Is the family-film crowd that flocked to “Cloudy With a Chance of Meatballs” ready for the deep melancholy of Spike Jonze’s “Where the Wild Things Are”? At a recent preview screening in Seattle, the audience dutifully sported the studio’s gold paper crowns and acted giddy with anticipation as the film’s co-writer Dave Eggers invited viewers to howl like wild things whenever the mood struck. Unless this critic’s ears failed him, no one howled during the film — a compliment of sorts to its discomfiting subversion of the kiddie-flick holla-back formula. In Jonze’s admirably realist adaptation of Maurice Sendak’s book, the howl is no joyful whoop, but a plaintive recognition of loss, of pain, of the impermanence of things wild and ordinary — what most of us go to movies, particularly family movies, to avoid, probably at our peril.

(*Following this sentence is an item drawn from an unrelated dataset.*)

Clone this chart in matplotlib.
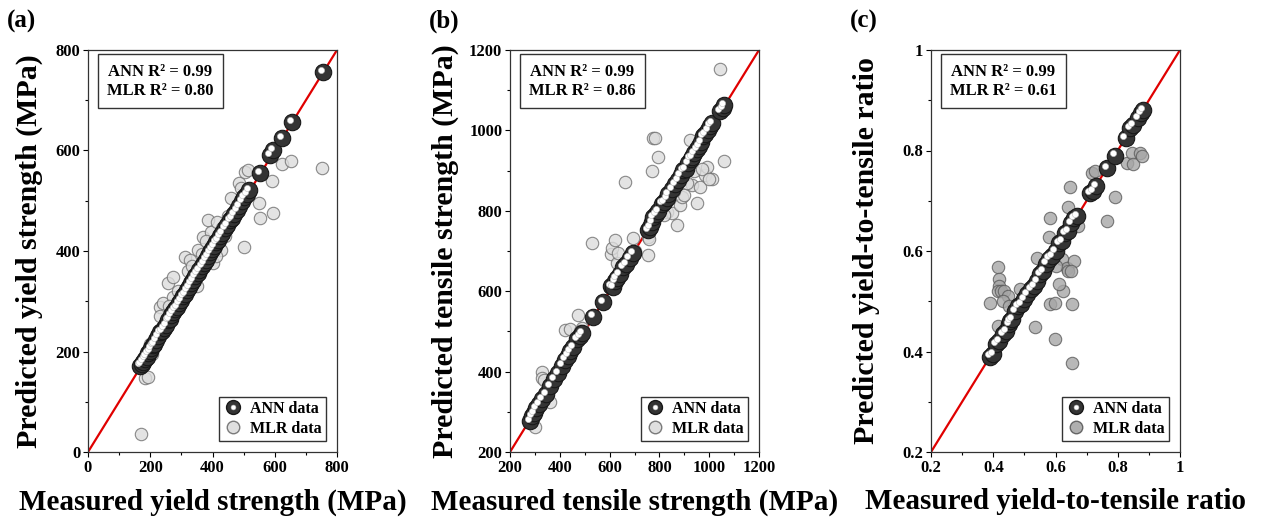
import numpy as np
import matplotlib
matplotlib.use('Agg')
import matplotlib.pyplot as plt
from matplotlib.transforms import offset_copy
from matplotlib.lines import Line2D
from matplotlib.legend_handler import HandlerTuple
from matplotlib.ticker import MultipleLocator, FuncFormatter

plt.rcParams['font.family'] = ['Liberation Serif', 'DejaVu Serif']
plt.rcParams['font.weight'] = 'bold'

# (a) предел текучести
ann_a_x = [168, 172, 178, 183, 188, 193, 198, 203, 208, 213, 220, 226, 232, 238, 244, 250, 256, 262, 268, 274,
           280, 286, 292, 298, 305, 312, 318, 325, 332, 338, 345, 352, 358, 365, 372, 378, 385, 392, 398, 405,
           412, 418, 425, 432, 440, 448, 455, 462, 470, 478, 486, 494, 502, 510, 518, 552, 585, 595, 622, 655, 755]
ann_a_y = [172, 175, 180, 186, 190, 197, 201, 206, 212, 215, 223, 230, 238, 240, 247, 253, 262, 265, 272, 279,
           284, 288, 296, 302, 310, 315, 322, 328, 336, 343, 350, 356, 362, 370, 376, 383, 390, 398, 404, 410,
           418, 422, 430, 436, 445, 452, 461, 466, 474, 482, 490, 499, 507, 514, 522, 555, 591, 601, 625, 657, 756]
mlr_a_x = [170, 184, 194, 205, 215, 232, 242, 258, 274, 287, 274, 300, 313, 329, 345, 352, 368, 387, 394, 403,
           416, 426, 430, 440, 458, 470, 484, 490, 500, 506, 513, 548, 552, 590, 594, 622, 652, 751, 260, 320,
           365, 380, 450, 350, 290, 230, 200, 410, 335]
mlr_a_y = [35, 147, 149, 195, 210, 289, 296, 336, 348, 296, 308, 310, 388, 382, 348, 402, 428, 462, 438, 376,
           458, 402, 445, 430, 505, 480, 535, 525, 408, 557, 561, 495, 466, 539, 476, 573, 579, 565, 290, 360,
           395, 420, 470, 330, 320, 270, 215, 390, 370]

# (b) предел прочности
ann_b_x = [280, 288, 295, 305, 318, 329, 345, 361, 378, 393, 410, 421, 433, 441, 455, 470, 480, 489, 533, 573,
           605, 614, 622, 628, 640, 654, 665, 680, 694, 755, 762, 770, 775, 785, 795, 810, 820, 830, 836, 850,
           862, 875, 885, 895, 905, 915, 925, 931, 940, 951, 960, 968, 976, 985, 995, 1003, 1012, 1045, 1055, 1061]
ann_b_y = [277, 290, 297, 310, 320, 331, 345, 363, 382, 397, 415, 430, 440, 451, 462, 480, 488, 496, 537, 574,
           612, 611, 625, 632, 643, 661, 668, 683, 694, 752, 760, 772, 785, 792, 800, 818, 822, 832, 842, 853,
           866, 876, 888, 901, 905, 918, 930, 933, 943, 954, 962, 970, 987, 990, 1000, 1012, 1018, 1049, 1055, 1062]
mlr_b_x = [301, 329, 329, 335, 361, 421, 473, 489, 440, 529, 606, 610, 622, 630, 634, 662, 694, 700, 755, 755,
           770, 775, 782, 794, 800, 830, 850, 871, 883, 891, 900, 923, 931, 951, 963, 983, 991, 1011, 1043, 1059,
           940, 970, 860, 820, 910, 1000, 760, 480]
mlr_b_y = [262, 398, 385, 380, 324, 504, 541, 509, 505, 719, 692, 707, 727, 670, 694, 871, 732, 700, 690, 735,
           898, 980, 980, 933, 805, 797, 795, 765, 814, 834, 840, 975, 863, 819, 858, 888, 909, 878, 1153, 923,
           900, 905, 850, 790, 870, 880, 730, 500]

# (c) отношение текучести к прочности
ann_c_x = [0.39, 0.40, 0.41, 0.42, 0.43, 0.44, 0.45, 0.455, 0.46, 0.47, 0.48, 0.49, 0.50, 0.51, 0.52, 0.53, 0.54,
           0.55, 0.56, 0.57, 0.58, 0.59, 0.60, 0.61, 0.62, 0.63, 0.64, 0.65, 0.66, 0.67, 0.71, 0.72, 0.73, 0.765,
           0.79, 0.825, 0.84, 0.85, 0.865, 0.875, 0.88]
ann_c_y = [0.39, 0.395, 0.415, 0.42, 0.435, 0.44, 0.455, 0.46, 0.465, 0.48, 0.49, 0.495, 0.505, 0.515, 0.525, 0.53,
           0.54, 0.555, 0.56, 0.575, 0.585, 0.59, 0.60, 0.615, 0.62, 0.635, 0.64, 0.655, 0.665, 0.67, 0.715, 0.72,
           0.73, 0.765, 0.79, 0.825, 0.845, 0.85, 0.865, 0.875, 0.88]
mlr_c_x = [0.39, 0.415, 0.418, 0.42, 0.415, 0.425, 0.435, 0.446, 0.415, 0.43, 0.45, 0.486, 0.534, 0.54, 0.575,
           0.578, 0.582, 0.582, 0.597, 0.598, 0.62, 0.625, 0.636, 0.64, 0.64, 0.647, 0.653, 0.653, 0.66, 0.672,
           0.717, 0.728, 0.765, 0.79, 0.83, 0.846, 0.85, 0.87, 0.877, 0.60, 0.61, 0.65]
mlr_c_y = [0.497, 0.569, 0.545, 0.53, 0.52, 0.52, 0.52, 0.51, 0.45, 0.50, 0.49, 0.524, 0.448, 0.587, 0.58,
           0.627, 0.666, 0.494, 0.497, 0.424, 0.585, 0.52, 0.566, 0.687, 0.56, 0.728, 0.378, 0.494, 0.58, 0.649,
           0.755, 0.76, 0.659, 0.708, 0.775, 0.795, 0.773, 0.795, 0.79, 0.57, 0.535, 0.56]

panels = [
    dict(tag='(a)', ann=(ann_a_x, ann_a_y), mlr=(mlr_a_x, mlr_a_y), lim=(0, 800), major=200, minor=100,
         r2=('0.99', '0.80'), xlabel='Measured yield strength (MPa)', ylabel='Predicted yield strength (MPa)',
         mlr_face='#dcdcdc', mlr_edge='#6e6e6e', left=88, ylx=-0.235),
    dict(tag='(b)', ann=(ann_b_x, ann_b_y), mlr=(mlr_b_x, mlr_b_y), lim=(200, 1200), major=200, minor=100,
         r2=('0.99', '0.86'), xlabel='Measured tensile strength (MPa)', ylabel='Predicted tensile strength (MPa)',
         mlr_face='#dcdcdc', mlr_edge='#6e6e6e', left=510, ylx=-0.26),
    dict(tag='(c)', ann=(ann_c_x, ann_c_y), mlr=(mlr_c_x, mlr_c_y), lim=(0.2, 1.0), major=0.2, minor=0.1,
         r2=('0.99', '0.61'), xlabel='Measured yield-to-tensile ratio', ylabel='Predicted yield-to-tensile ratio',
         mlr_face='#a6a6a6', mlr_edge='#5a5a5a', left=931, ylx=-0.258),
]

W, H = 1261, 524
fig = plt.figure(figsize=(W / 100, H / 100), dpi=100)

for p in panels:
    ax = fig.add_axes([p['left'] / W, (H - 452) / H, 249 / W, 402 / H])
    lo, hi = p['lim']
    ax.plot([lo, hi], [lo, hi], color='#e00000', lw=1.6, zorder=1)

    mx, my = p['mlr']
    ax.scatter(mx, my, s=80, facecolor=p['mlr_face'], edgecolor=p['mlr_edge'], lw=0.8, alpha=0.8, zorder=2)

    axx, axy = p['ann']
    ax.scatter(axx, axy, s=140, facecolor='#343434', edgecolor='#181818', lw=0.8, zorder=3)
    hl = offset_copy(ax.transData, fig=fig, x=-1.5, y=1.5, units='points')
    ax.scatter(axx, axy, s=20, facecolor='white', edgecolor='#bbbbbb', lw=0.4, transform=hl, zorder=4)

    ax.set_xlim(lo, hi)
    ax.set_ylim(lo, hi)
    for a in (ax.xaxis, ax.yaxis):
        a.set_major_locator(MultipleLocator(p['major']))
        a.set_minor_locator(MultipleLocator(p['minor']))
        a.set_major_formatter(FuncFormatter(lambda v, pos: f'{v:g}'))
    ax.tick_params(which='both', direction='out', top=False, right=False, labelsize=12, pad=2, width=0.8)
    ax.tick_params(which='major', length=3.5)
    ax.tick_params(which='minor', length=2)
    for lab in ax.get_xticklabels() + ax.get_yticklabels():
        lab.set_fontweight('bold')
    for s in ax.spines.values():
        s.set_linewidth(0.9)
        s.set_color('#333333')

    ax.text(0.29, 0.922, f'ANN R² = {p["r2"][0]}\nMLR R² = {p["r2"][1]}', transform=ax.transAxes,
            ha='center', va='center', fontsize=12, fontweight='bold', linespacing=1.3,
            bbox=dict(boxstyle='square,pad=0.55', facecolor='white', edgecolor='#333333', lw=1))

    h_ann = (Line2D([], [], ls='', marker='o', ms=10, mfc='#343434', mec='#181818'),
             Line2D([], [], ls='', marker='o', ms=3.5, mfc='white', mec='#bbbbbb', mew=0.4))
    h_mlr = Line2D([], [], ls='', marker='o', ms=9, mfc=p['mlr_face'], mec=p['mlr_edge'], alpha=0.9)
    leg = ax.legend([h_ann, h_mlr], ['ANN data', 'MLR data'], loc='lower right',
                    handler_map={tuple: HandlerTuple(ndivide=1)},
                    prop=dict(size=11.5, weight='bold'), fancybox=False, framealpha=1,
                    edgecolor='#333333', borderaxespad=0.7, handletextpad=0.5, handlelength=1.2,
                    borderpad=0.25, labelspacing=0.25)
    leg.get_frame().set_linewidth(1)

    ax.set_xlabel(p['xlabel'], fontsize=21, fontweight='bold', va='center')
    ax.xaxis.set_label_coords(0.5, -0.124)
    ax.set_ylabel(p['ylabel'], fontsize=21.5, fontweight='bold', va='center')
    ax.yaxis.set_label_coords(p['ylx'], 0.5)

    fig.text((p['left'] - 81) / W, 1 - 21 / H, p['tag'], fontsize=18, fontweight='bold', va='center')

plt.savefig('out.png', dpi=100)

As in Sendak’s book, the film’s lonely young Max flees to the seemingly far-off world of his imagination and eventually finds a reason to return. If anything, Jonze, expanding upon a slender source, enhances the book’s intimations of childhood anger and remorse. (Speaking as the father of a boy roughly Max’s age, I haven’t seen a film that’s truer to preteen male tantrum logic in many moons, maybe ever.)
Introduced first terrorizing the family dog and then his mom (Catherine Keener), Max (Max Records), grown slightly too large for his wolf suit, is the picture of boyhood aggression — although the kid’s not yet old enough to stifle his tears. Jonze’s courageous bid to get inside of Max’s fourth-grade head and stay there pays sharp dividends, not least when the boy’s beloved igloo gets crushed by the big kids of his neighborhood, the film’s wintry images appearing to melt away themselves.
As in real life, so it is in the fantasy realm. Briskly transported by private sailboat to the island of his dreams (no blossoming bedroom here), Max meets a half-dozen kindred spirits — gigantic, goofy, puppet-like creatures who favor petty one-upmanship, immature verbal sparring (yes, they talk) and the wanton destruction of nature and property. Max crowns himself “King of all Wild Things” and the beasts go along, in part because this pint-sized master claims to have a “sadness shield” and the power to “explode loneliness.” (Wild things are tempted to escape, too.) In the meantime, the king calls for a wild rumpus — which in Jonze’s (or Max’s?) imagination amounts to an everyday set of tree-scraping, hog-piling shenanigans, nothing the average American kid hasn’t done repeatedly in or out of costume.
This is Jonze’s great gift to kids of all ages — a movie that respects playtime, with all its mercurial swings, as only a slight exaggeration of life in the grown-up world. For Max, who returns home with a smidgen of the strength to face his fears, the excursion isn’t an evasion — and neither, provocatively, is the film an escape for its audience.
To a large extent, reality reigns. Up close, the floppy-limbed wild things look like household pets with big, wet eyes and finely detailed fur. The forest and desert landscapes through which Max and the wild things romp are scarcely more spectacular to the kid than that awesome snow fort back home. That the fiercest of the wild things is voiced by Tony Soprano himself — James Gandolfini — might sound like a joke in bad taste, but it’s perfect for fearful Max’s surrogate dad. The scene where Max silently, sadly watches Gandolfini’s terrible-toothed Carol bickering with Lauren Ambrose’s KW is heartbreaking for the unmistakable sense it gives that Max has seen this kind of familial warfare before, and without a happy ending.
An intimate epic, Jonze’s film is nearly unique among modern kid fare for its total lack of condescension to the core audience. Given the chance to ask a pair of wise owls a question in seven words or less, Max gets to the wild heart of things in six: “How do I make everyone okay?” In a sense, the kid’s adventure — sans sadness shield — is a baby step toward understanding that making others “okay” is never gonna happen, not even in a dream. And that’s… okay. Howl if you want to.